I looked up the documentation on MDN on position: absolute, and it said:

The element is removed from the normal document flow, and no space is created
for the element in the page layout. It is positioned relative to its closest
positioned ancestor… Its final position is determined by the values of top, right, bottom, and left.

So things with position: absolute are positioned relative to their closest
positioned ancestor! And you just use top/bottom/right/left to pick where!
That’s so simple!

documentation that you can trust makes a big difference

I think another big source of my frustration with CSS is that I didn’t have the
best grasp of where to find accurate information & advice. I knew that MDN was a reliable
reference, but MDN doesn’t really help answer questions like “ok but seriously
how do I center a div???” and I found myself reading a lot of random Stack Overflow
answers/blog posts that I wasn’t 100% sure were correct.

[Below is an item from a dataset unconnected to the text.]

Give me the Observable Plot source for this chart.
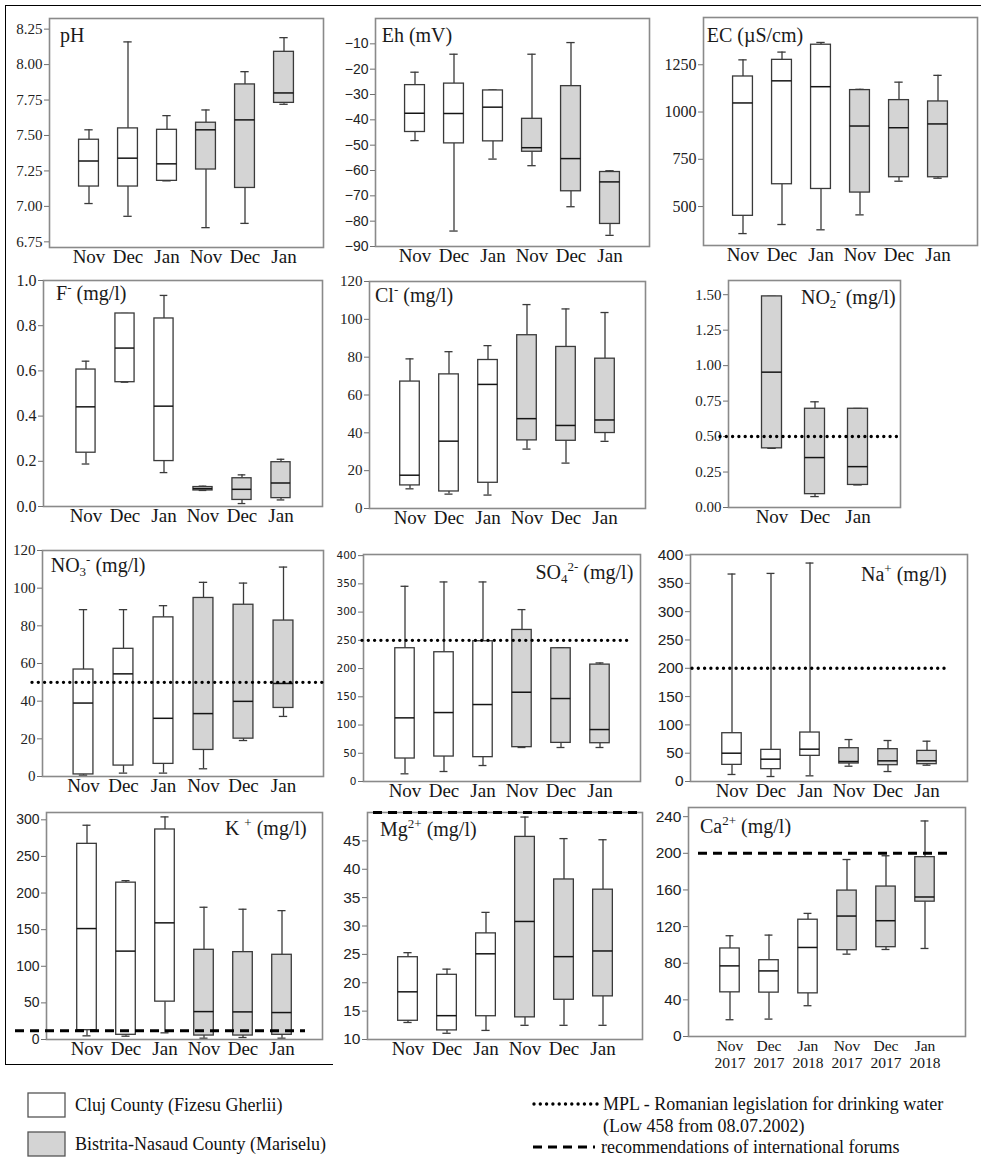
<!DOCTYPE html>
<html><head><meta charset="utf-8">
<script src="https://cdn.jsdelivr.net/npm/d3@7"></script>
<script src="https://cdn.jsdelivr.net/npm/@observablehq/plot@0.6"></script>
<style>
body{margin:0;background:#fff;}
#page{position:relative;width:981px;height:1160px;overflow:hidden;background:#fff;}
#border{position:absolute;left:5px;top:5px;width:1010px;height:1060px;border-top:1.5px solid #000;border-left:1.5px solid #000;box-sizing:border-box;}
#border2{position:absolute;left:5px;top:1063.5px;width:328px;height:1.5px;background:#000;}
</style></head><body><div id="page"><div id="border"></div><div id="border2"></div></div>
<script>
// categories
const months = ["Nov","Dec","Jan"];
const groups = ["Cluj","Bistrita"];
const caLabels = {Nov:"Nov\n2017", Dec:"Dec\n2017", Jan:"Jan\n2018"};
// five-number summaries [min, q1, median, q3, max]; rows: Cluj Nov, Dec, Jan, Bistrita Nov, Dec, Jan
const pH = [[7.02,7.14,7.32,7.47,7.54],[6.93,7.14,7.34,7.55,8.16],[7.18,7.18,7.30,7.54,7.64],
            [6.85,7.26,7.54,7.59,7.68],[6.88,7.13,7.61,7.86,7.95],[7.72,7.73,7.80,8.09,8.19]];
const Eh = [[-48.2,-44.8,-37.4,-26.3,-21.2],[-83.9,-49.3,-37.5,-25.7,-14.1],[-55.5,-48.5,-35.0,-28.4,-28.2],
            [-58.1,-52.6,-51.0,-39.6,-14.1],[-74.3,-68.2,-55.3,-26.7,-9.5],[-85.6,-81.1,-64.5,-60.6,-60.1]];
const EC = [[357,451,1048,1188,1276],[405,618,1165,1276,1317],[377,593,1134,1356,1368],
            [456,574,926,1116,1120],[634,655,917,1063,1158],[650,655,937,1056,1194]];
const F  = [[0.188,0.238,0.441,0.606,0.643],[0.55,0.55,0.701,0.854,0.854],[0.15,0.201,0.444,0.832,0.934],
            [0.071,0.071,0.079,0.086,0.09],[0.013,0.029,0.076,0.125,0.14],[0.029,0.037,0.104,0.196,0.209]];
const Cl = [[10.4,12.2,17.6,67.1,79.1],[7.6,9.0,35.6,70.9,82.9],[7.1,13.6,65.6,78.5,86.1],
            [31.4,36.0,47.5,91.6,107.8],[24.0,35.8,43.9,85.4,105.5],[35.5,39.9,46.8,79.2,103.6]];
const NO2 = [[0.417,0.417,0.954,1.488,1.488],[0.077,0.094,0.352,0.696,0.745],[0.159,0.159,0.288,0.696,0.698]];
const NO3 = [[0.7,1.1,39.0,56.8,88.6],[1.8,5.8,54.5,67.8,88.6],[1.8,6.7,30.9,84.5,90.7],
             [4.1,14.1,33.4,94.8,103.1],[19.1,20.1,39.9,91.2,102.7],[31.9,36.4,49.4,82.8,111.2]];
const SO4 = [[13.6,40.7,112.7,236,345.7],[17.7,44.2,122.1,228.9,353.4],[28.3,43.1,136.3,248.4,353.4],
             [60.2,60.8,158.1,268.4,304.4],[60.2,68.4,146.9,236,236.6],[60.2,67.8,92,207,210]];
const Na = [[12.4,29.4,50,85.3,366.5],[8.8,21.8,39.4,55.9,367.6],[10,45.3,57.1,86.5,385.9],
            [27,31.8,35.3,58.8,74.1],[17.6,28.8,36.5,57.1,72.4],[28.8,30.6,36.5,54.1,71.2]];
const K  = [[5.0,12.7,151.5,267.2,292.6],[4.5,6.4,120.7,214.2,216.9],[9.1,51.7,159.3,286.8,304],
            [1.8,5.4,38.1,122.5,180.6],[2.7,5.4,37.7,119.3,177.9],[1.8,6.4,36.8,115.7,176]];
const Mg = [[13.0,13.3,18.4,24.5,25.3],[11.1,11.6,14.2,21.4,22.4],[11.6,14.1,25.1,28.7,32.4],
            [12.5,13.9,30.8,45.7,49.2],[12.5,17.0,24.6,38.2,45.4],[12.5,17.6,25.6,36.4,45.2]];
const Ca = [[18.3,48.2,77.1,96.1,110],[19.0,47.9,71.6,83.3,110.7],[33.6,47.1,97.2,127.5,134.4],
            [89.9,94.2,131.5,159.3,193.2],[95,97.5,126.4,163.7,197.3],[96.1,147.2,152.3,195.8,235.3]];
// limits
const mplLimits = {NO2: 0.5, NO3: 50, SO4: 250, Na: 200};
const intlLimits = {K: 12, Mg: 50, Ca: 200};
// tick labels
const pHTicks = [6.75,7.00,7.25,7.50,7.75,8.00,8.25];
const EhTicks = [-90,-80,-70,-60,-50,-40,-30,-20,-10];
const ECTicks = [500,750,1000,1250];
const FTicks = [0,0.2,0.4,0.6,0.8,1.0];
const ClTicks = [0,20,40,60,80,100,120];
const NO2Ticks = [0,0.25,0.5,0.75,1.0,1.25,1.5];
const NO3Ticks = [0,20,40,60,80,100,120];
const SO4Ticks = [0,50,100,150,200,250,300,350,400];
const NaTicks = [0,50,100,150,200,250,300,350,400];
const KTicks = [0,50,100,150,200,250,300];
const MgTicks = [10,15,20,25,30,35,40,45];
const CaTicks = [0,40,80,120,160,200,240];

const SERIF = "'Liberation Serif', serif", SANS = "'Liberation Sans', sans-serif";
const f2 = d3.format(".2f"), f1 = d3.format(".1f"), f0 = d3.format("d");

const panels = [
  {values:pH, groups, frame:[49,18,323,247], domain:[6.71,8.325], ticks:pHTicks, fmt:f2, font:SERIF, fs:15,
   title:[["pH"]], tpos:[60,41.7,"start"]},
  {values:Eh, groups, frame:[375,18,649,246], domain:[-90,0], ticks:EhTicks, fmt:f0, font:SANS, fs:14,
   title:[["Eh (mV)"]], tpos:[381.7,41.7,"start"]},
  {values:EC, groups, frame:[703,17,977,245], domain:[294,1500], ticks:ECTicks, fmt:f0, font:SERIF, fs:16,
   title:[["EC (µS/cm)"]], tpos:[706.7,41.7,"start"]},
  {values:F, groups, frame:[43,280,322,506], domain:[0,1], ticks:FTicks, fmt:f1, font:SERIF, fs:16,
   title:[["F"],["-","sup"],[" (mg/l)"]], tpos:[56,300.3,"start"]},
  {values:Cl, groups, frame:[369,281,645,508], domain:[0,120], ticks:ClTicks, fmt:f0, font:SERIF, fs:15,
   title:[["Cl"],["-","sup"],[" (mg/l)"]], tpos:[375,302,"start"]},
  {values:NO2, groups:["Bistrita"], frame:[728,280,900,507], domain:[0,1.6], ticks:NO2Ticks, fmt:f2, font:SERIF, fs:15,
   title:[["NO"],["2","sub"],["-","sup"],[" (mg/l)"]], tpos:[895.7,304,"end"],
   ref:{value:mplLimits.NO2, kind:"dot", il:-8, ir:0}},
  {values:NO3, groups, frame:[42,550,323,776], domain:[0,120], ticks:NO3Ticks, fmt:f0, font:SERIF, fs:15,
   title:[["NO"],["3","sub"],["-","sup"],[" (mg/l)"]], tpos:[50.7,572.3,"start"],
   ref:{value:mplLimits.NO3, kind:"dot", il:-10, ir:-1}},
  {values:SO4, groups, frame:[363,554,640,781], domain:[0,402], ticks:SO4Ticks, fmt:f0, font:"'DejaVu Sans', sans-serif", fs:10.5,
   title:[["SO"],["4","sub"],["2-","sup"],[" (mg/l)"]], tpos:[633.3,578.7,"end"],
   ref:{value:mplLimits.SO4, kind:"dot", il:-1, ir:8}},
  {values:Na, groups, frame:[690,554,967,781], domain:[0,401], ticks:NaTicks, fmt:f0, font:SANS, fs:15.5,
   title:[["Na"],["+","sup"],[" (mg/l)"]], tpos:[946.7,580.7,"end"],
   ref:{value:mplLimits.Na, kind:"dot", il:2, ir:20}},
  {values:K, groups, frame:[46,812,322,1039], domain:[0,310], ticks:KTicks, fmt:f0, font:SANS, fs:14,
   title:[["K "],["+","sup"],[" (mg/l)"]], tpos:[306.7,835,"end"],
   ref:{value:intlLimits.K, kind:"dash", il:-31, ir:17}},
  {values:Mg, groups, frame:[367,812,642,1039], domain:[10,50], ticks:MgTicks, fmt:f0, font:SANS, fs:15.5,
   title:[["Mg"],["2+","sup"],[" (mg/l)"]], tpos:[380,836,"start"],
   ref:{value:intlLimits.Mg, kind:"dash", il:6, ir:0}},
  {values:Ca, groups, frame:[688,807,965,1036], domain:[0,250], ticks:CaTicks, fmt:f0, font:SANS, fs:15.5,
   title:[["Ca"],["2+","sup"],[" (mg/l)"]], tpos:[700,833.3,"start"],
   ref:{value:intlLimits.Ca, kind:"dash", il:10, ir:12}, xlabels:caLabels, xfs:15.5, xlh:1.13}
];

function rowsFor(values, grpList) {
  const rows = []; let i = 0;
  for (const g of grpList) for (const m of months) {
    const [min,q1,med,q3,max] = values[i++];
    rows.push({key: g + "|" + m, group: g, month: m, min, q1, med, q3, max});
  }
  return rows;
}

function addTitle(svg, parts, x, y, anchor) {
  const t = d3.select(svg).append("text").attr("x", x).attr("y", y).attr("text-anchor", anchor)
    .style("font-family", SERIF).attr("font-size", 20).attr("fill", "#1a1a1a");
  let off = 0;
  for (const [s, kind] of parts) {
    const target = kind === "sup" ? -8 : kind === "sub" ? 4 : 0;
    t.append("tspan").attr("dy", target - off).attr("font-size", kind ? 13 : 20).text(s);
    off = target;
  }
}

function setFont(svg, label, family, size) {
  const g = d3.select(svg).selectAll(`g[aria-label="${label}"]`);
  g.style("font-family", family, "important").style("font-size", size + "px", "important");
  g.selectAll("text, tspan").style("font-family", family, "important").style("font-size", size + "px", "important");
}

const page = document.getElementById("page");
const BOX = "#3a3a3a";
for (const p of panels) {
  const [l, t, r, b] = p.frame;
  const mL = 50, mR = 24, mT = 6, mB = p.xlabels ? 46 : 34;
  const W = r - l, H = b - t;
  const rows = rowsFor(p.values, p.groups);
  const step = W / (rows.length + 1);
  const boxIn = (step - 20) / 2, capIn = (step - 8.5) / 2;
  const marks = [
    Plot.ruleX(rows, {x: "key", y1: "min", y2: "q1", stroke: BOX, strokeWidth: 1.3}),
    Plot.ruleX(rows, {x: "key", y1: "q3", y2: "max", stroke: BOX, strokeWidth: 1.3}),
    Plot.tickY(rows, {x: "key", y: "min", stroke: BOX, strokeWidth: 1.3, insetLeft: capIn, insetRight: capIn}),
    Plot.tickY(rows, {x: "key", y: "max", stroke: BOX, strokeWidth: 1.3, insetLeft: capIn, insetRight: capIn}),
    Plot.barY(rows.filter(d => d.group === "Cluj"), {x: "key", y1: "q1", y2: "q3", fill: "#ffffff", stroke: BOX, strokeWidth: 1.3, insetLeft: boxIn, insetRight: boxIn}),
    Plot.barY(rows.filter(d => d.group === "Bistrita"), {x: "key", y1: "q1", y2: "q3", fill: "#d4d4d4", stroke: BOX, strokeWidth: 1.3, insetLeft: boxIn, insetRight: boxIn}),
    Plot.tickY(rows, {x: "key", y: "med", stroke: "#151515", strokeWidth: 1.5, insetLeft: boxIn, insetRight: boxIn}),
    Plot.frame({stroke: "#8a8a8a", strokeWidth: 1.6}),
    Plot.axisY({ticks: p.ticks, tickFormat: p.fmt, tickSize: 5, tickPadding: 2, label: null,
      stroke: "#707070", fill: "#222", fontFamily: p.font, fontSize: p.fs}),
    Plot.axisX({tickSize: 0, tickPadding: 2, label: null,
      tickFormat: k => { const m = k.split("|")[1]; return p.xlabels ? p.xlabels[m] : m; },
      fill: "#151515", fontFamily: SERIF, fontSize: p.xfs || 19, lineHeight: p.xlh || 1})
  ];
  if (p.ref) {
    const dot = p.ref.kind === "dot";
    marks.push(Plot.ruleY([p.ref.value], {stroke: "#000", strokeWidth: dot ? 3.4 : 3,
      strokeDasharray: dot ? "0,6.3" : "9,6", strokeLinecap: dot ? "round" : "butt",
      insetLeft: p.ref.il, insetRight: p.ref.ir}));
  }
  const svg = Plot.plot({
    width: W + mL + mR, height: H + mT + mB,
    marginLeft: mL, marginRight: mR, marginTop: mT, marginBottom: mB,
    x: {type: "band", domain: rows.map(d => d.key), paddingInner: 0, paddingOuter: 0.5},
    y: {domain: p.domain},
    style: {background: "transparent", overflow: "visible"},
    marks
  });
  setFont(svg, "y-axis tick label", p.font, p.fs);
  setFont(svg, "x-axis tick label", SERIF, p.xfs || 19);
  addTitle(svg, p.title, p.tpos[0] - (l - mL), p.tpos[1] - (t - mT), p.tpos[2]);
  svg.style.position = "absolute";
  svg.style.left = (l - mL) + "px";
  svg.style.top = (t - mT) + "px";
  svg.style.maxWidth = "none";
  page.appendChild(svg);
}

// legend
const leg = d3.select(page).append("svg").attr("width", 981).attr("height", 94)
  .style("position", "absolute").style("left", "0px").style("top", "1066px")
  .style("font-family", SERIF).attr("font-size", 18).attr("fill", "#111");
leg.append("rect").attr("x", 28).attr("y", 27).attr("width", 37).attr("height", 24).attr("fill", "#fff").attr("stroke", "#555").attr("stroke-width", 1.3);
leg.append("text").attr("x", 75).attr("y", 45).text("Cluj County (Fizesu Gherlii)");
leg.append("rect").attr("x", 28).attr("y", 66).attr("width", 37).attr("height", 24).attr("fill", "#d4d4d4").attr("stroke", "#555").attr("stroke-width", 1.3);
leg.append("text").attr("x", 75).attr("y", 84).text("Bistrita-Nasaud County (Mariselu)");
leg.append("line").attr("x1", 534).attr("x2", 598).attr("y1", 38).attr("y2", 38).attr("stroke", "#000").attr("stroke-width", 3.4).attr("stroke-dasharray", "0,6.3").attr("stroke-linecap", "round");
leg.append("text").attr("x", 603).attr("y", 44).text("MPL - Romanian legislation for drinking water");
leg.append("text").attr("x", 603).attr("y", 66).text("(Low 458 from 08.07.2002)");
leg.append("line").attr("x1", 533).attr("x2", 595).attr("y1", 81).attr("y2", 81).attr("stroke", "#000").attr("stroke-width", 3).attr("stroke-dasharray", "9,6");
leg.append("text").attr("x", 601).attr("y", 87).text("recommendations of international forums");
</script></body></html>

This week I learned about CSS Tricks which has a lot
of GREAT articles like Centering in CSS: A Complete Guide which seems very reputable and is written
in a super clear way.

that’s all!

I don’t really know why I started to believe that it was “impossible” to
understand basic CSS concepts since I don’t believe that about computers in
general. Maybe because I’ve been writing CSS at a beginner level for a very
long time but hadn’t ever really tried to do a more involved CSS project than
“let’s arrange some divs in a grid with flexbox”!

But this attitude really got in the way of me writing the CSS I wanted to
write! And once I let go of it and used my normal debugging techniques I was
able to get a lot more things to work the way I wanted.